The northern Bay of Bengal has been experiencing an intense Marine Heatwave since 28th June 2023, leading to India’s usually arid northwest receiving extreme rainfall.
GS I: Geography
Dimensions of the Article:
- Marine Heatwave
- Impact of Marine Heatwave on Rainfall in Northwest India
- Impacts of Marine Heatwaves
- Marine heatwaves are prolonged periods of abnormally high Sea Surface Temperature (SST).
- These events can lead to coral bleaching, seagrass destruction, and loss of kelp forests, impacting the fisheries sector negatively.
- Common drivers of marine heatwaves include ocean currents that accumulate warm water and air-sea heat flux, which is warming from the atmosphere through the ocean surface.
- Winds can amplify or dampen the warming effects of a marine heatwave, and climate modes like El Niño can influence the occurrence of these events in specific regions.
Impact of Marine Heatwave on Rainfall in Northwest India:
- The marine heatwave in the Bay of Bengal elevated sea surface temperatures, resulting in increased evaporation rates and a higher supply of moisture in the atmosphere.
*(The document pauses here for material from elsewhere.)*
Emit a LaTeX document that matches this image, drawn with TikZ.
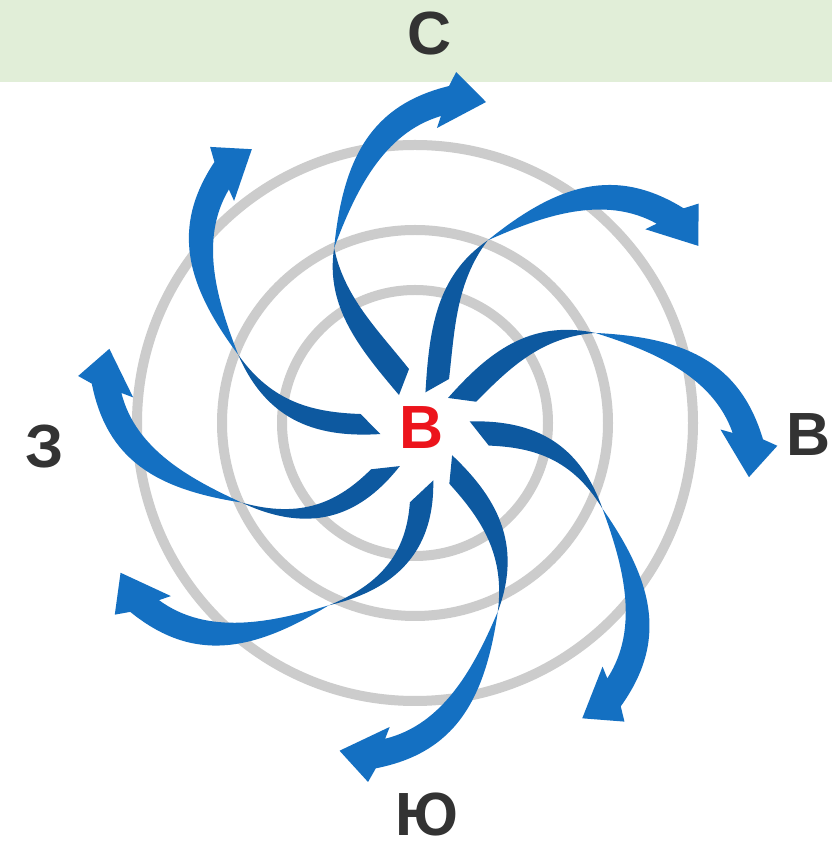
\documentclass[tikz,border=0pt]{standalone}
\usepackage{fontspec}
\setmainfont{Liberation Sans}
\definecolor{bandgreen}{RGB}{225,238,216}
\definecolor{swdark}{RGB}{13,89,160}
\definecolor{swbright}{RGB}{20,112,194}
\definecolor{ringgray}{RGB}{204,204,204}
\definecolor{lettergray}{RGB}{51,51,51}
\definecolor{eyered}{RGB}{236,20,28}
\begin{document}
\begin{tikzpicture}[x=1pt, y=1pt,
    ring/.style={draw=ringgray, line width=10pt},
    compass/.style={text=lettergray, inner sep=0pt, font=\bfseries\fontsize{61}{61}\selectfont}]
  \useasboundingbox (0,0) rectangle (832,849);
  \fill[white] (0,0) rectangle (832,849);
  \fill[bandgreen] (0,767) rectangle (832,849);
  % the three rings
  \foreach \rr in {133,193,278}
    \draw[ring] (415,426) circle (\rr);
  % eight swirling arrows: \tipa = angle of the tip, \far = shift of the outer part,
  % \twist and \reach bend the dark stub
  \foreach \tipa/\far/\twist/\reach in {78.55/0/0/0, 33.2/0/4.15/-3, -8.5/0/11.55/2,
      -60.8/0/24.45/11, -104/0/19.75/3, -154.2/0/34.45/15, -194.3/-12/32.45/4,
      121.1/-7/23.65/1}{
    \begin{scope}[shift={(420,421)}]
      \coordinate (u0) at ({\tipa+22.01+\twist}:{60+(\reach)});
      \coordinate (cu1) at ({\tipa+34.65+0.67*\twist}:{106.6+0.67*(\reach)});
      \coordinate (cu2) at ({\tipa+41.55+0.33*\twist}:{151.4+0.33*(\reach)+0.3*(\far)});
      \coordinate (m) at ({\tipa+36.95}:{199.5+0.5*(\far)});
      \coordinate (cd1) at ({\tipa+49.55+0.33*\twist}:{153.8+0.33*(\reach)+0.3*(\far)});
      \coordinate (cd2) at ({\tipa+48.65+0.67*\twist}:{99.2+0.67*(\reach)});
      \coordinate (d0) at ({\tipa+43.95+\twist}:{39.1+(\reach)});
      \coordinate (lc1) at ({\tipa+27.35}:{280.8+0.8*(\far)});
      \coordinate (lc2) at ({\tipa+20.05}:{326.7+(\far)});
      \coordinate (j1) at ({\tipa+6.6}:{343.2+(\far)});
      \coordinate (w1) at ({\tipa+5.65}:{357.8+(\far)});
      \coordinate (tip) at ({\tipa}:{332.6+(\far)});
      \coordinate (w2) at ({\tipa+8.21}:{300.5+(\far)});
      \coordinate (j2) at ({\tipa+7.6}:{312.7+(\far)});
      \coordinate (rc1) at ({\tipa+18.6}:{297.3+(\far)});
      \coordinate (rc2) at ({\tipa+26.85}:{244.8+0.8*(\far)});
      \fill[swdark] (u0) .. controls (cu1) and (cu2) .. (m)
        .. controls (cd1) and (cd2) .. (d0) -- cycle;
      \fill[swbright] (m) .. controls (lc1) and (lc2) .. (j1) -- (w1) -- (tip)
        -- (w2) -- (j2) .. controls (rc1) and (rc2) .. (m) -- cycle;
    \end{scope}
  }
  % compass letters
  \node[compass] (north) at (430,815) {С};
  \node[compass] (east) at (809,414) {В};
  \node[compass] (west) at (45,402) {З};
  \node[compass] (south) at (427,34) {Ю};
  \node[compass, text=eyered] (eye) at (422,421) {В};
\end{tikzpicture}
\end{document}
- This surplus moisture contributed to above-average rainfall in northwest India.
- The marine heatwave likely influenced the formation and behavior of low-pressure systems called depressions in the Bay of Bengal.
- These depressions play a significant role in monsoon and rainfall patterns.
- The marine heatwave, along with changing timescales of depressions, affected the path and trajectory of these weather systems.
- Depressions were more inclined to move towards northwest India rather than north-central India, leading to a concentration of rainfall in the northwest region and resulting in above-average rainfall in that area.
Impacts of Marine Heatwaves:
- Ecosystem Structure: Marine heatwaves can alter ecosystem structure by favoring certain species while suppressing others.
- Mass Mortality: Marine heatwaves have been associated with mass mortality events in marine invertebrates, leading to significant ecological disruptions.
- Behavioral Changes: Species may be forced to change their behavior in response to marine heatwaves, putting them at increased risk of harm.
- Habitat Range Shifts: Marine heatwaves can cause shifts in the habitat ranges of species, resulting in changes to ecosystem dynamics. For example, the expansion of spiny sea urchins into new areas can negatively impact kelp forests.
- Economic Losses: Marine heatwaves can have significant economic impacts, particularly on fisheries and aquaculture industries.
- Biodiversity Loss: Marine heatwaves can lead to drastic declines in biodiversity, affecting the overall health and functioning of marine ecosystems.
- Corals and Bleaching: Marine heatwaves can cause widespread coral bleaching, leading to coral mortality and ecosystem degradation.
- Interaction with Other Stressors: Marine heatwaves often occur alongside other stressors such as ocean acidification, deoxygenation, and overfishing. These combined stressors can further damage habitats and increase the risks of deoxygenation and acidification in affected areas.